Bankruptcies among high street chains in the UK are becoming an all too familiar sight with household names, such as Thomas Cook and Mothercare going under in 2019, and many companies anticipating financial difficulties as a result of the COVID-19 outbreak, and the recession that is predicted to follow.
Bricks and mortar stores had already been struggling to compete against the new online giants. For many, the COVID-19 pandemic and the resulting lockdown was the final straw.
As with the collapse of Thomas Cook last year, the IP assets owned by those companies are likely to be sold during the process of liquidation for considerable sums.
Buying and selling IP: key issues to consider
As Trademark Attorney Alastair Rawlence explains, IP and brand value represent one of the most valuable assets of any company, and can survive bankruptcy if managed appropriately. However, there are some specific issues to consider when seeking to buy (or sell) IP when a business goes under or is being restructured. In particular, Alastair recommends considering the following questions:
- Are the IP rights up to date?
Ensuring that ownership/chain of title is up to date is important in every type of IP transaction. Despite tight deadlines, you need to make sure you're buying what you think you're buying. Here, it is important to bring in a specialist to conduct a due diligence exercise over the IP assets, if possible pre-acquisition.
If for reasons of confidentiality or speed it is not possible to conduct the IP audit prior to completion, it should be done at the earliest opportunity. Transfer of all IP assets (see below) needs to be dealt with equally promptly, especially if the company ceases to exist and it is no longer possible for them to sign any relevant documents.
- Is the IP portfolio complete/necessary?
Having reviewed the records and cross-referenced them with other data resources, an analysis of the scope of protection should be undertaken to identify key rights and any that are not required. Even in well-maintained portfolios, there are gaps in protection, usually with good reason, which need to be identified and the possibility of obtaining protection reassessed.
Likewise, the buyer should request a schedule of registered IP rights and pending applications.
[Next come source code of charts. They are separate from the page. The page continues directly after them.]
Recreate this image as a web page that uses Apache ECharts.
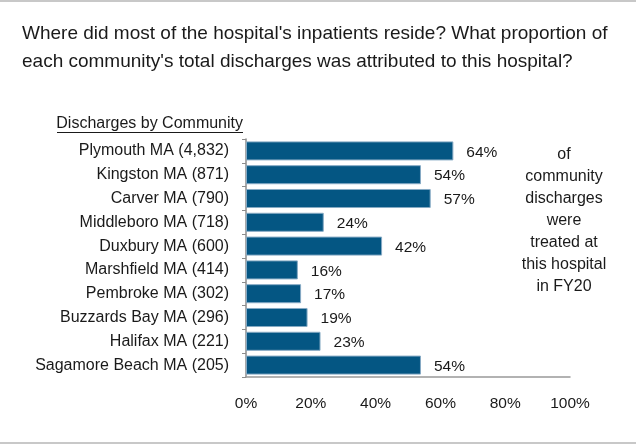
<!DOCTYPE html>
<html>
<head>
<meta charset="utf-8">
<script src="https://cdn.jsdelivr.net/npm/echarts@6/dist/echarts.min.js"></script>
<style>
  html, body { margin: 0; padding: 0; background: #ffffff; }
  #chart { width: 644px; height: 445px; }
</style>
</head>
<body>
<div id="chart"></div>
<script>
// communities, their discharge counts and the hospital's share (%)
var communities = ['Plymouth MA', 'Kingston MA', 'Carver MA', 'Middleboro MA', 'Duxbury MA',
    'Marshfield MA', 'Pembroke MA', 'Buzzards Bay MA', 'Halifax MA', 'Sagamore Beach MA'];
var discharges = [4832, 871, 790, 718, 600, 414, 302, 296, 221, 205];
var shares = [64, 54, 57, 24, 42, 16, 17, 19, 23, 54];
var xTicks = [0, 20, 40, 60, 80, 100];

var FONT = '"Liberation Sans", Arial, sans-serif';
var TXT = '#1a1a1a';

var labels = communities.map(function (c, i) {
    return c + ' (' + discharges[i].toLocaleString('en-US') + ')';
});

var chart = echarts.init(document.getElementById('chart'));

option = {
    backgroundColor: '#ffffff',
    animation: false,
    title: {
        text: "Where did most of the hospital's inpatients reside? What proportion of\neach community's total discharges was attributed to this hospital?",
        left: 22,
        top: 20,
        padding: 0,
        textStyle: {
            fontFamily: FONT,
            fontSize: 19,
            fontWeight: 'normal',
            lineHeight: 28,
            color: TXT
        }
    },
    grid: {
        left: 246,
        right: 74,
        top: 139,
        bottom: 68,
        containLabel: false
    },
    xAxis: {
        type: 'value',
        min: xTicks[0],
        max: xTicks[xTicks.length - 1],
        interval: 20,
        splitLine: { show: false },
        axisTick: { show: false },
        axisLine: { show: true, lineStyle: { color: '#999999', width: 1.5 } },
        axisLabel: {
            formatter: '{value}%',
            margin: 19,
            fontFamily: FONT,
            fontSize: 15.5,
            color: TXT
        }
    },
    yAxis: {
        type: 'category',
        inverse: true,
        data: labels,
        axisLine: { show: true, lineStyle: { color: '#8c8c8c', width: 1.5 } },
        axisTick: { show: true, length: 4, lineStyle: { color: '#8c8c8c' } },
        axisLabel: {
            margin: 17,
            fontFamily: FONT,
            fontSize: 16,
            color: TXT
        }
    },
    series: [{
        type: 'bar',
        data: shares,
        barCategoryGap: '20%',
        itemStyle: {
            color: '#045683',
            borderColor: '#86aac4',
            borderWidth: 1
        },
        label: {
            show: true,
            position: 'right',
            distance: 13,
            offset: [0, 1.5],
            formatter: '{c}%',
            fontFamily: FONT,
            fontSize: 15.5,
            color: TXT
        }
    }],
    graphic: [
        {
            type: 'text',
            right: 644 - 243,
            top: 116,
            style: {
                text: 'Discharges by Community',
                font: '16px ' + FONT,
                fill: TXT
            }
        },
        {
            type: 'line',
            shape: { x1: 57, y1: 132.5, x2: 243, y2: 132.5 },
            style: { stroke: TXT, lineWidth: 1 }
        },
        {
            type: 'text',
            x: 564,
            y: 144,
            style: {
                text: 'of\ncommunity\ndischarges\nwere\ntreated at\nthis hospital\nin FY20',
                font: '16px ' + FONT,
                lineHeight: 22,
                align: 'center',
                fill: TXT
            }
        },
        {
            type: 'line',
            shape: { x1: 0, y1: 1, x2: 636, y2: 1 },
            style: { stroke: '#c8c8c8', lineWidth: 2 }
        },
        {
            type: 'line',
            shape: { x1: 0, y1: 443, x2: 636, y2: 443 },
            style: { stroke: '#c8c8c8', lineWidth: 2 }
        }
    ]
};

chart.setOption(option);
</script>
</body>
</html>
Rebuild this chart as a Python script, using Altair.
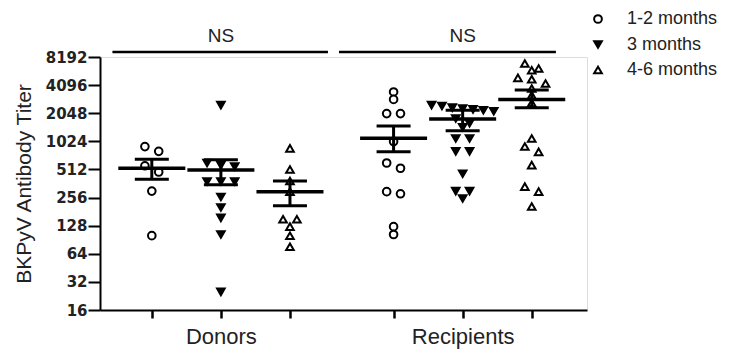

It is vital that this includes information relating to upcoming deadlines, e.g. renewals, oppositions etc.
Not all IP is a registered right and so an assessment of all company documents will generally be needed to locate other rights, such as copyright or confidential information, licences or distribution rights.
- Are there any ongoing IP disputes?
Make sure that you get good advice on any ongoing IP disputes. Any formal deadlines need to be monitored and the local address for service redirected to forward relevant correspondence to the new owner or their representative, so that nothing goes astray.
- What will be the cost of recordals?
When IP changes hands, records need to be updated at the relevant registries if the rights are to be properly maintained and enforced. If you are dealing with the acquisition of a largish IP portfolio, it’s advisable to take advice on the necessary recordal costs in advance, which can be high.
Rights need to be brought up to date as soon as possible after the acquisition, so it’s important to assess the cost in advance to avoid any delay. If you do not record the changes straightaway, obtaining signatures from the seller will become more difficult as time passes and, in the case of liquidation, can become impossible.
Post-completion: Act quickly
Where an IP portfolio has been purchased following liquidation, there will be limited time to ensure a smooth transfer, so it’s important to act quickly. However, updating IP ownership is not always a simple procedure, and there are a number of potential risks and pitfalls that need to be properly managed and overcome. This is even more the case during the current pandemic, given that many of the strict formalities that are enforced by the different patent and trademark offices are subject to change, at least insofar as certified documents and timescales are concerned.
Accordingly, it is sound practice to use an expert team that can safely and cost-effectively manage such a project through to completion. If you choose to utilise internal resources, consider their qualifications and existing workloads; if you choose to recruit outside support, try to balance experience, expertise and cost. Although the process is complicated, it is easier to manage if the correct support is in place.